### Given instruction
Tally every line featuring "matplotlib", then give that tally alone.

### Given data
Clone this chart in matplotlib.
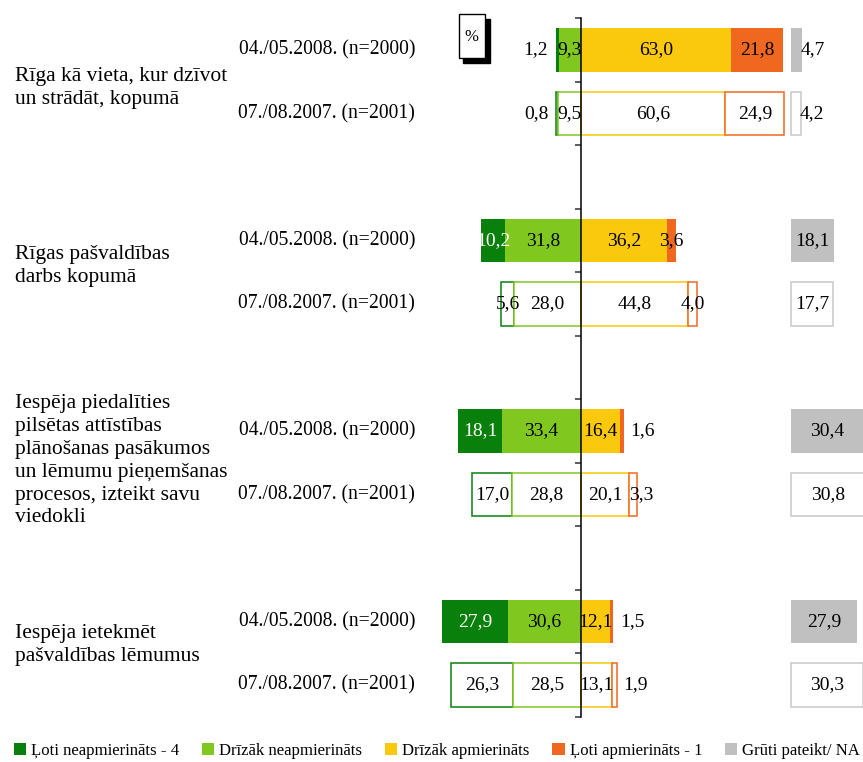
import matplotlib
matplotlib.use("Agg")
import matplotlib.pyplot as plt
from matplotlib.patches import Rectangle, Patch
from matplotlib.transforms import blended_transform_factory

plt.rcParams['font.family'] = ['Liberation Serif', 'DejaVu Serif']

# data
categories = [
    "Rīga kā vieta, kur dzīvot\nun strādāt, kopumā",
    "Rīgas pašvaldības\ndarbs kopumā",
    "Iespēja piedalīties\npilsētas attīstības\nplānošanas pasākumos\nun lēmumu pieņemšanas\nprocesos, izteikt savu\nviedokli",
    "Iespēja ietekmēt\npašvaldības lēmumus",
]
waves = ["04./05.2008. (n=2000)", "07./08.2007. (n=2001)"]

very_dis = {2008: [1.2, 10.2, 18.1, 27.9], 2007: [0.8, 5.6, 17.0, 26.3]}
rather_dis = {2008: [9.3, 31.8, 33.4, 30.6], 2007: [9.5, 28.0, 28.8, 28.5]}
rather_sat = {2008: [63.0, 36.2, 16.4, 12.1], 2007: [60.6, 44.8, 20.1, 13.1]}
very_sat = {2008: [21.8, 3.6, 1.6, 1.5], 2007: [24.9, 4.0, 3.3, 1.9]}
hard_na = {2008: [4.7, 18.1, 30.4, 27.9], 2007: [4.2, 17.7, 30.8, 30.3]}

legend_labels = ["Ļoti neapmierināts - 4", "Drīzāk neapmierināts",
                 "Drīzāk apmierināts", "Ļoti apmierināts - 1",
                 "Grūti pateikt/ NA"]

c_vd = "#0a800c"
c_rd = "#80c820"
c_rs = "#fac80c"
c_vs = "#f06820"
c_na = "#c0c0c0"
c_na_edge = "#c8c8c8"

W, H = 863, 762
fig = plt.figure(figsize=(W / 100, H / 100), dpi=100)
ax = fig.add_axes([0, 0, 1, 1])

px_per_unit = 2.38
center_px = 581
ax.set_xlim(-center_px / px_per_unit, (W - center_px) / px_per_unit)
slot_px = 63.5
first_px = 50
ax.set_ylim((H - first_px) / slot_px, -first_px / slot_px)

na_start = (791 - center_px) / px_per_unit
bh = 0.69
fs_val = 14
# vertical placement of category labels (in bar slots)
cat_y = [0.6, 3.4, 6.47, 9.37]


def fmt(v):
    return f"{v:.1f}".replace(".", ",")


tr = blended_transform_factory(fig.transFigure, ax.transData)

for i in range(len(categories)):
    for j, yr in enumerate([2008, 2007]):
        y = 3 * i + j
        vd = very_dis[yr][i]
        rd = rather_dis[yr][i]
        rs = rather_sat[yr][i]
        vs = very_sat[yr][i]
        na = hard_na[yr][i]
        segs = [(-rd - vd, vd, c_vd), (-rd, rd, c_rd), (0, rs, c_rs),
                (rs, vs, c_vs), (na_start, na, c_na)]
        for left, w, c in segs:
            if yr == 2008:
                ax.barh(y, w, left=left, height=bh, color=c, edgecolor="none")
            else:
                ec = c_na_edge if c == c_na else c
                ax.barh(y, w, left=left, height=bh, color="white",
                        edgecolor=ec, linewidth=1.1)

        # value labels
        if vd >= 2:
            ax.text(-rd - vd / 2, y, fmt(vd), ha="center", va="center",
                    fontsize=fs_val, color="white" if yr == 2008 else "black")
        else:
            ax.text(-rd - vd - 3.5, y, fmt(vd), ha="right", va="center",
                    fontsize=fs_val)
        ax.text(-rd / 2, y, fmt(rd), ha="center", va="center", fontsize=fs_val)
        ax.text(rs / 2, y, fmt(rs), ha="center", va="center", fontsize=fs_val)
        if vs >= 3.5:
            ax.text(rs + vs / 2, y, fmt(vs), ha="center", va="center",
                    fontsize=fs_val)
        elif vs >= 2:
            ax.text(rs + 0.3, y, fmt(vs), ha="left", va="center",
                    fontsize=fs_val)
        else:
            ax.text(rs + vs + 2.8, y, fmt(vs), ha="left", va="center",
                    fontsize=fs_val)
        if na >= 10:
            ax.text(na_start + na / 2, y, fmt(na), ha="center", va="center",
                    fontsize=fs_val)
        else:
            ax.text(na_start + na - 0.6, y, fmt(na), ha="left", va="center",
                    fontsize=fs_val)

        ax.text(415 / W, y, waves[j], transform=tr, ha="right", va="center",
                fontsize=14.1)

    ax.text(15 / W, cat_y[i], categories[i], transform=tr, ha="left",
            va="center", fontsize=15.5, linespacing=1.27)

# central axis
for s in ["top", "right", "bottom"]:
    ax.spines[s].set_visible(False)
ax.spines["left"].set_position(("data", 0))
ax.spines["left"].set_bounds(-0.5, 10.5)
ax.spines["left"].set_linewidth(1.1)
ax.set_yticks([k - 0.5 for k in range(12)])
ax.set_yticklabels([])
ax.tick_params(axis="y", direction="out", length=4, width=1.1, color="#333333")
ax.set_xticks([])
ax.patch.set_alpha(0)


# "%" box with shadow
def fbox(x0, y0, x1, y1, **kw):
    return Rectangle((x0 / W, 1 - y1 / H), (x1 - x0) / W, (y1 - y0) / H,
                     transform=fig.transFigure, **kw)


fig.patches.append(fbox(463, 19, 490, 62.5, facecolor="black", edgecolor="black"))
fig.patches.append(fbox(458.5, 14.5, 484.5, 57.5, facecolor="white",
                        edgecolor="black", linewidth=1))
fig.text(471 / W, 1 - 37 / H, "%", ha="center", va="center", fontsize=12)

handles = [Patch(facecolor=c, edgecolor="none")
           for c in [c_vd, c_rd, c_rs, c_vs, c_na]]
fig.legend(handles, legend_labels, loc="center left", ncol=5,
           bbox_to_anchor=(14 / W, 1 - 751 / H), frameon=False,
           fontsize=12.1, handlelength=0.72, handleheight=0.72,
           handletextpad=0.3, columnspacing=1.36, borderpad=0,
           borderaxespad=0)

fig.savefig("out.png", dpi=100)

### Output for this exercise
6